“A Invenção de Morel”, Adolfo Bioy Casares

Por Cecília Belém

A Invenção de Morel, escrito pelo autor argentino Adolfo Bioy Casares em 1940, tem um poder quase mágico de permanecer incrivelmente atual. A obra conta a história de um homem venezuelano que, tentando escapar de um condenação, foge para uma remota ilha deserta no Pacífico, mesmo sendo fortemente desencorajado, já que se dizia que uma doença mortal assombrava aquela ilha. O protagonista consegue chegar ao seu destino e o local se mostra não ser tão deserto assim, com diversas edificações abandonadas, máquinas e motores funcionando a todo vapor e figuras humanas transitando pelos espaços. Uma piscina, uma igreja e um museu são as únicas estruturas que mal permanecem de pé apesar de todas as circunstâncias, e a vida parece circular por esses ambientes. O personagem, deprimido e sozinho, decide viver em meio às três construções, e passa todo o seu tempo observando as pessoas, que parecem levar suas vidas com uma naturalidade anormal, sem perceberem seus arredores e o estado no qual as coisas estão.

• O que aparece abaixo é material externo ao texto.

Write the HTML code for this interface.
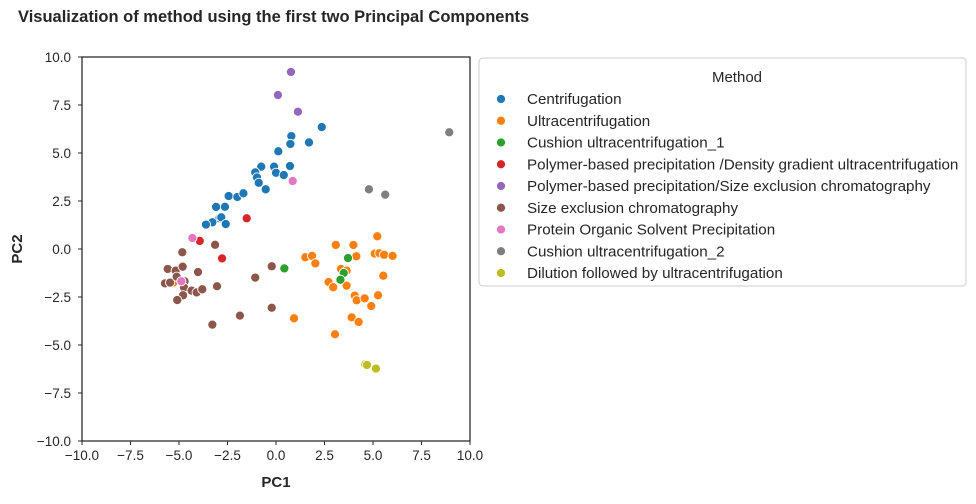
<!DOCTYPE html>
<html><head><meta charset="utf-8"><style>
body{margin:0;background:#fff;font-family:"Liberation Sans",sans-serif}
svg text{font-family:"Liberation Sans",sans-serif;fill:#262626}
</style></head><body>
<svg id="chart" width="976" height="499">
<text x="18" y="22" font-size="16.5" font-weight="bold">Visualization of method using the first two Principal Components</text>
<g id="axes"></g><g id="pts"></g><g id="legend"></g>
</svg>
<script>
const methods=["Centrifugation","Ultracentrifugation","Cushion ultracentrifugation_1","Polymer-based precipitation /Density gradient ultracentrifugation","Polymer-based precipitation/Size exclusion chromatography","Size exclusion chromatography","Protein Organic Solvent Precipitation","Cushion ultracentrifugation_2","Dilution followed by ultracentrifugation"];
const colors=["#1f77b4","#ff7f0e","#2ca02c","#d62728","#9467bd","#8c564b","#e377c2","#7f7f7f","#bcbd22"];
const xTicks=[-10,-7.5,-5,-2.5,0,2.5,5,7.5,10];
const yTicks=[-10,-7.5,-5,-2.5,0,2.5,5,7.5,10];
const pc1=[2.36,0.79,0.74,1.70,0.12,-0.76,-0.10,0.72,-1.07,0.0,0.40,-0.98,-0.89,-0.53,-2.44,-1.99,-1.68,-3.09,-2.63,-2.92,-2.82,-3.28,-3.61,-2.59,
5.22,3.08,3.99,1.51,1.86,2.03,4.14,5.09,5.33,5.57,6.01,3.35,3.64,5.53,2.71,2.95,3.64,4.06,4.16,4.57,5.26,4.91,0.93,3.90,4.26,3.04,-5.29,
0.43,3.71,3.49,3.32,
-1.51,-3.93,-2.78,
0.77,0.10,1.13,
-3.14,-4.83,-5.58,-5.17,-4.81,-4.02,-0.22,-1.07,-5.72,-5.46,-5.12,-4.71,-4.74,-4.35,-4.09,-3.80,-3.04,-4.79,-5.09,-0.22,-1.86,-3.28,
0.86,-4.31,-4.88,
8.93,4.79,5.63,
4.60,4.69,5.15];
const pc2=[6.35,5.88,5.47,5.55,5.09,4.29,4.29,4.32,3.99,3.97,3.85,3.73,3.45,3.11,2.76,2.71,2.90,2.19,2.20,1.60,1.65,1.39,1.27,1.30,
0.66,0.21,0.21,-0.43,-0.36,-0.75,-0.38,-0.24,-0.22,-0.30,-0.36,-1.04,-1.13,-1.39,-1.72,-1.99,-1.91,-2.43,-2.67,-2.57,-2.41,-2.97,-3.61,-3.56,-3.80,-4.44,-1.75,
-1.01,-0.47,-1.25,-1.60,
1.60,0.42,-0.49,
9.22,8.02,7.15,
0.22,-0.17,-1.04,-1.13,-0.92,-1.20,-0.90,-1.49,-1.79,-1.75,-1.44,-1.68,-2.01,-2.17,-2.26,-2.10,-1.94,-2.41,-2.66,-3.06,-3.47,-3.94,
3.54,0.57,-1.68,
6.08,3.11,2.83,
-6.01,-6.04,-6.23];
const group=[0,0,0,0,0,0,0,0,0,0,0,0,0,0,0,0,0,0,0,0,0,0,0,0,
1,1,1,1,1,1,1,1,1,1,1,1,1,1,1,1,1,1,1,1,1,1,1,1,1,1,1,
2,2,2,2,3,3,3,4,4,4,
5,5,5,5,5,5,5,5,5,5,5,5,5,5,5,5,5,5,5,5,5,5,
6,6,6,7,7,7,8,8,8];
const NS="http://www.w3.org/2000/svg";
const L=82,R=470,T=57,B=441;
const xs=v=>L+(v+10)/20*(R-L), ys=v=>B-(v+10)/20*(B-T);
function mk(tag,at,parent,txt){const e=document.createElementNS(NS,tag);for(const k in at)e.setAttribute(k,at[k]);if(txt!==undefined)e.textContent=txt;parent.appendChild(e);return e;}
const ax=document.getElementById('axes');
const frame=mk('rect',{x:L,y:T,width:R-L,height:B-T,fill:'none',stroke:'#262626','stroke-width':1.25},ax);


xTicks.forEach(t=>{mk('line',{x1:xs(t),x2:xs(t),y1:B,y2:B+4,stroke:'#262626'},ax);
const e=mk('text',{x:xs(t),y:B+19,'font-size':13.5,'text-anchor':'middle'},ax,t.toFixed(1).replace('-','\u2212'));

});
yTicks.forEach(t=>{mk('line',{x1:L-4,x2:L,y1:ys(t),y2:ys(t),stroke:'#262626'},ax);
const e=mk('text',{x:L-11,y:ys(t)+5,'font-size':13.5,'text-anchor':'end'},ax,t.toFixed(1).replace('-','\u2212'));

});
let e=mk('text',{x:276,y:487,'font-size':15,'font-weight':'bold','text-anchor':'middle'},ax,'PC1');


e=mk('text',{x:22,y:249,'font-size':15,'font-weight':'bold','text-anchor':'middle',transform:'rotate(-90 22 249)'},ax,'PC2');


const pg=document.getElementById('pts');
pc1.forEach((v,i)=>{const c=mk('circle',{cx:xs(v),cy:ys(pc2[i]),r:4.6,fill:colors[group[i]],stroke:'#fff','stroke-width':0.9},pg);

});
const lg=document.getElementById('legend');
const box=mk('rect',{x:479,y:58,width:487,height:228,rx:4,fill:'#fff',stroke:'#ccc'},lg);


e=mk('text',{x:737,y:82,'font-size':15,'text-anchor':'middle'},lg,'Method');


methods.forEach((m,i)=>{const y=99+i*21.75;
const c=mk('circle',{cx:501,cy:y,r:4.6,fill:colors[i],stroke:'#fff','stroke-width':0.9},lg);


const t=mk('text',{x:527,y:y+5,'font-size':15.2},lg,m);

});
</script>
</body></html>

Com o passar dos dias, fica cada vez mais difícil para o protagonista discernir a tênue linha entre a realidade e a imaginação. O narrador é ignorado – ou não percebido – por aquelas pessoas que coexistem na ilha, e não consegue estabelecer nenhuma forma de comunicação com eles. Isso não o impede de se apaixonar por uma dessas pessoas, Faustine. Com seu belo lenço colorido, sua pele dourada e seus cabelos negros, o amor ocupa o lugar da solidão e dá esperança em meio ao caos da vida do fugitivo. Mesmo sem conseguir se declarar, mesmo que inalcançável, ele é persistente.

Sem conseguir se aproximar e se sentindo cada vez mais isolado, ele percebe um evento estranho: as ações começam a se repetir. As pessoas visitam os mesmos lugares, têm os mesmos diálogos e as mesmas reações. O ciclo se torna rotineiro: são sete dias que se repetem a cada semana que passa: Faustine visita a praia e conversa com Morel (figura importante no decorrer da história), as pessoas se reúnem ao redor da mesa de jantar, escutam música. Tudo se repete, e se repete e se repete em um ciclo infinito, cada vez mais quebrando o protagonista, que faz de tudo para compreender e tentar mudar a situação. Para nós leitores, fica a dúvida: será que ele está vivendo um ciclo, no qual o mesmo dia se repete? Ou seria a ilha um purgatório pós-vida? Ou tudo não passa de uma alucinação? Os eventos fora do normal acontecem cada vez mais: sem contar muito para não estragar a experiência, além do declínio da sanidade do narrador, surgem dois sóis e a natureza parece lutar consigo mesma. Conforme a situação caminha, nos vemos cada vez mais envolvidos, querendo solucionar o mistério. As teorias iniciais se multiplicam e se tornam muitas, com milhares de possibilidades e pensamentos tanto em nós quanto no protagonista.

O auge se dá na descoberta do que é a tal Invenção de Morel e qual o seu papel na ilha e na vida dos personagens. É um dos momentos mais incríveis da obra. É o ápice da confusão entre real e imaginário, dos limites da tecnologia e de até onde se pode ir sem ultrapassar barreiras morais e éticas. Morel, personagem extremamente presente na história até o momento, revela sua verdadeira pessoa, e é possível termos um olhar mais íntimo sobre suas intenções e verdades, assim como o narrador.

O livro, ao mesmo tempo que curioso e envolvente, é fantasmagórico e opressivo. É uma viagem incrível e instigante, atual e nostálgica, que tem um final muito impactante. É um misto de ficção científica, literatura fantástica e drama psicológico. Com a narração (incrível, aliás) em primeira pessoa, nos imergimos completamente na história e vamos descobrindo, pouco a pouco, mais sobre a ilha junto com o protagonista. A escrita é feita de uma maneira muito única, como um diário escrito pelo homem, que nos conta sobre todas as suas emoções e pensamentos. Contudo, o diário é revisado por um editor misterioso, que adiciona notas de rodapé apontando discordâncias nas falas do protagonista, nos cativando e confundindo cada vez mais. São abordados assuntos muito interessantes como o avanço tecnológico (novamente, a obra foi escrita nos anos 40. E, ainda assim, Bioy Casares tem uma leitura extremamente atual sobre o assunto), solidão, psicologia e a própria realidade.

“O fato de não podermos compreender nada fora do tempo e do espaço talvez sugira que nossa vida não é apreciavelmente distinta da sobrevivência a ser obtida com esse aparelho.”